Maker spaces have evolved from hobbyist workshops into real engines of corporate and academic innovation. Companies use them as low-risk labs where employees can prototype and test ideas quickly without long approval cycles. The biggest shift today is the integration of AI and generative tools, which accelerate design, automate routine tasks, and make it easier to move from concept to working prototype. Universities also reframe maker spaces as incubators that combine AI, robotics, and IoT, preparing students for interdisciplinary problem-solving. What hasn't changed is the spirit—rapid creation, breaking, rebuilding, and iterating. The difference now is that technology like AI compresses the distance between idea and execution, making innovation faster and more accessible.

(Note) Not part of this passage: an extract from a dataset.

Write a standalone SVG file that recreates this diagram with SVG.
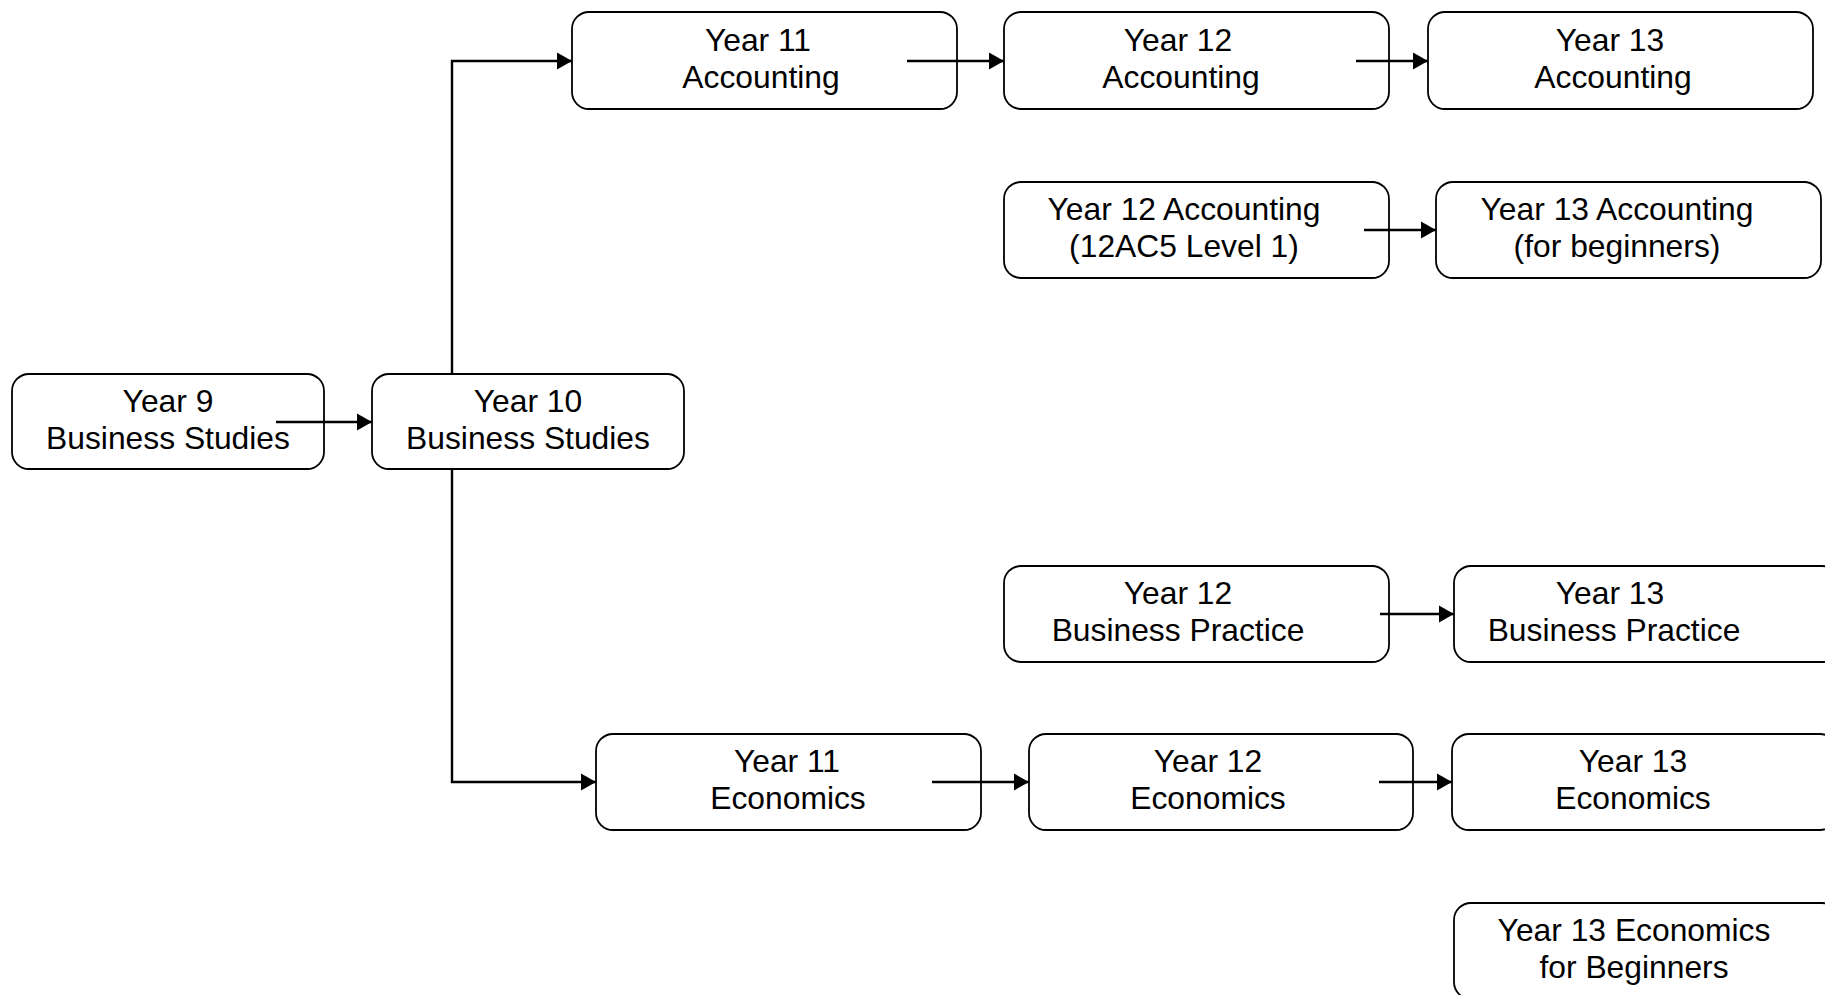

Creating spaces that carry the spirit of the maker movement has influenced how we think about finance innovation at Fig Loans. Instead of a workshop filled with 3D printers, our "maker space" is a collaborative environment where engineers, product managers, and customer service teams experiment with tools like AI and generative tech to solve very real problems in lending. One example is how we've used these shared spaces to design loan products that balance affordability with transparency. We invite team members with different backgrounds to bring their own "making traditions" into the process. Someone with customer-facing experience might highlight pain points around repayment, while an engineer might prototype a smarter way to analyze repayment behavior using AI. That mix of perspectives sparks ideas that feel both practical and inventive. For us, innovation in finance doesn't come from sticking to formulas. It comes from creating a culture where building, testing, and remixing ideas is encouraged, much like a maker lab—except here, what we're building are financial solutions that people can truly trust.